Hostin pointed to the racism and sexism Harris faced as a woman of color candidate as a major factor of her 2020 campaign's descent while other less popular candidates continue to move forward.
"There were obviously problems with her campaign, obviously financial problems," Hostin said. "But I don't think that you can look at that without also looking at the fact that, as a woman of color, she also faced unprecedented sexism compounded by racism."
Co-host Joy Behar attempted to offer a side explanation, looking for a comparison between Harris' campaign finances and Klobuchar's. While none was offered on the show, past Federal Elections Commission filings showed Harris had just over $10.5 million on hand, while Klobuchar was shown to have just over $3.6 million.
Harris ended her campaign, citing fundraising issues in a video message posted to her Twitter account.

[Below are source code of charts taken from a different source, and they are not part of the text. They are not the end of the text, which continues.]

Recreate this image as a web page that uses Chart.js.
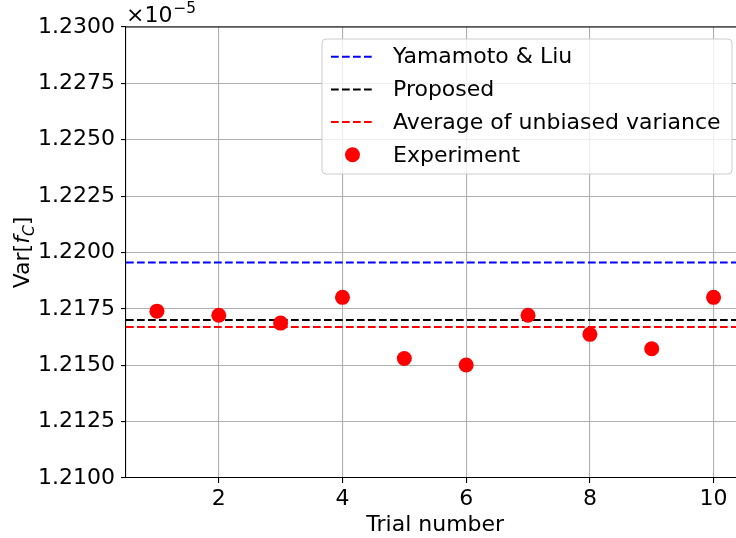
<!DOCTYPE html>
<html><head><meta charset="utf-8">
<script src="https://cdn.jsdelivr.net/npm/chart.js@4/dist/chart.umd.min.js"></script>
<style>html,body{margin:0;padding:0;overflow:hidden;background:#fff}#c{display:block;width:752px;height:538px}</style>
</head><body><canvas id="c" width="752" height="538"></canvas>
<script>
// values in units of 1e-5
const trials = [1, 2, 3, 4, 5, 6, 7, 8, 9, 10];
const experiment = [1.21740, 1.21722, 1.21687, 1.21801, 1.21530, 1.21501, 1.21722, 1.21637, 1.21573, 1.21801];
const yamamotoLiu = 1.21956;
const proposed = 1.21701;
const avgUnbiased = 1.21670;
const seriesNames = ['Yamamoto & Liu', 'Proposed', 'Average of unbiased variance', 'Experiment'];
const seriesColors = ['#0000ff', '#000000', '#ff0000', '#ff0000'];
const xTicks = [2, 4, 6, 8, 10];
const yTicks = [1.2100, 1.2125, 1.2150, 1.2175, 1.2200, 1.2225, 1.2250, 1.2275, 1.2300];
const xRange = [0.5, 10.5];
const yRange = [1.2100, 1.2300];

const FONT = '"DejaVu Sans", sans-serif';
const DASH = [7.7, 3.3];

function hline(i, v) {
  return {
    type: 'line', label: seriesNames[i],
    data: [{x: xRange[0], y: v}, {x: xRange[1], y: v}],
    borderColor: seriesColors[i], backgroundColor: seriesColors[i],
    borderWidth: 2, borderDash: DASH, pointRadius: 0, order: 1
  };
}

const decor = {
  id: 'decor',
  afterDraw(chart) {
    const {ctx, chartArea: a} = chart;
    ctx.save();
    // top spine
    ctx.strokeStyle = '#000'; ctx.lineWidth = 1.1; ctx.setLineDash([]);
    ctx.beginPath(); ctx.moveTo(a.left - 0.5, a.top); ctx.lineTo(a.right + 2, a.top); ctx.stroke();

    // offset text
    ctx.fillStyle = '#000'; ctx.textAlign = 'left'; ctx.textBaseline = 'alphabetic';
    ctx.font = '22px ' + FONT;
    ctx.fillText('×10', a.left, a.top - 5);
    const w = ctx.measureText('×10').width;
    ctx.font = '15.4px ' + FONT;
    ctx.fillText('−5', a.left + w + 1, a.top - 14);

    // y title
    const parts = [
      ['Var[', '22px ' + FONT, 0],
      ['f', 'italic 22px ' + FONT, 0],
      ['C', 'italic 15.4px ' + FONT, 4.5],
      [']', '22px ' + FONT, 0]
    ];
    let tot = 0;
    parts.forEach(p => { ctx.font = p[1]; p.push(ctx.measureText(p[0]).width); tot += p[3]; });
    ctx.translate(29, (a.top + a.bottom) / 2);
    ctx.rotate(-Math.PI / 2);
    let px = -tot / 2;
    parts.forEach(p => { ctx.font = p[1]; ctx.fillText(p[0], px, p[2]); px += p[3]; });
    ctx.setTransform(1, 0, 0, 1, 0, 0);

    // legend
    const L = {x: 322, y: 39, w: 410, h: 135};
    ctx.beginPath();
    ctx.roundRect(L.x, L.y, L.w, L.h, 4);
    ctx.fillStyle = 'rgba(255,255,255,0.8)'; ctx.fill();
    ctx.strokeStyle = '#cccccc'; ctx.lineWidth = 1; ctx.stroke();
    const rows = [56.7, 89.4, 122.1, 154.8];
    chart.data.datasets.forEach((ds, i) => {
      const y = rows[i];
      if (ds.type === 'line') {
        ctx.strokeStyle = ds.borderColor; ctx.lineWidth = 2; ctx.setLineDash(DASH);
        ctx.beginPath(); ctx.moveTo(331, y); ctx.lineTo(372, y); ctx.stroke();
        ctx.setLineDash([]);
      } else {
        ctx.fillStyle = ds.backgroundColor;
        ctx.beginPath(); ctx.arc(352.5, y, 7.5, 0, Math.PI * 2); ctx.fill();
      }
      ctx.fillStyle = '#000'; ctx.font = '22px ' + FONT; ctx.textBaseline = 'middle';
      ctx.fillText(ds.label, 393, y + 1);
    });
    ctx.restore();
  }
};

new Chart(document.getElementById('c'), {
  data: {
    datasets: [
      hline(0, yamamotoLiu),
      hline(1, proposed),
      hline(2, avgUnbiased),
      {
        type: 'scatter', label: seriesNames[3],
        data: trials.map((t, i) => ({x: t, y: experiment[i]})),
        backgroundColor: seriesColors[3], borderColor: seriesColors[3],
        pointRadius: 7.5, pointHoverRadius: 7.5, borderWidth: 0, order: 0
      }
    ]
  },
  options: {
    responsive: false, animation: false, devicePixelRatio: 1,
    events: [],
    layout: {padding: {top: 27, left: 0, right: 0, bottom: 0}},
    plugins: {legend: {display: false}, tooltip: {enabled: false}},
    scales: {
      x: {
        type: 'linear', min: xRange[0], max: xRange[1],
        afterBuildTicks: s => { s.ticks = xTicks.map(v => ({value: v})); },
        afterFit: s => { s.height = 60; },
        grid: {color: '#b0b0b0', lineWidth: 1.1, tickColor: '#000', tickLength: 5, drawTicks: true},
        border: {display: true, color: '#000', width: 1.1},
        ticks: {font: {family: FONT, size: 22}, color: '#000', padding: 3, maxRotation: 0, autoSkip: false},
        title: {display: true, text: 'Trial number', font: {family: FONT, size: 22}, color: '#000', padding: {top: 0, bottom: 0}}
      },
      y: {
        type: 'linear', min: yRange[0], max: yRange[1],
        afterBuildTicks: s => { s.ticks = yTicks.map(v => ({value: v})); },
        afterFit: s => { s.width = 126; },
        grid: {color: '#b0b0b0', lineWidth: 1.1, tickColor: '#000', tickLength: 5, drawTicks: true},
        border: {display: true, color: '#000', width: 1.1},
        ticks: {font: {family: FONT, size: 22}, color: '#000', padding: 6, autoSkip: false, callback: v => v.toFixed(4)}
      }
    }
  },
  plugins: [decor]
});
</script>
</body></html>
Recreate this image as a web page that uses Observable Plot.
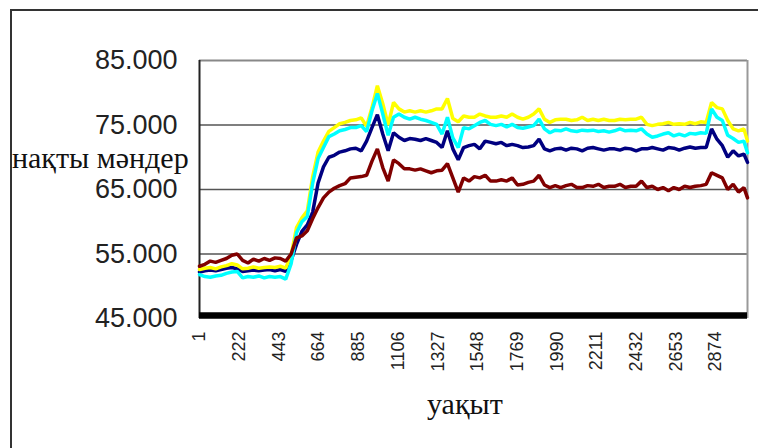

It has been the honor of my life to be your candidate. We will keep up the fight. pic.twitter.com/RpZhx3PENl— Kamala Harris (@KamalaHarris) December 3, 2019
"My campaign for president simply doesn’t have the financial resources we need to continue,” Harris told supporters. “I’m not a billionaire. I can’t fund my own campaign. And as the campaign has gone on, it’s become harder and harder to raise the money we need to compete.”
There is no singular reason why the Harris campaign was cut short before many of the others, although discussions surrounding the standards held for female candidates and candidates of color seem to be long overdue.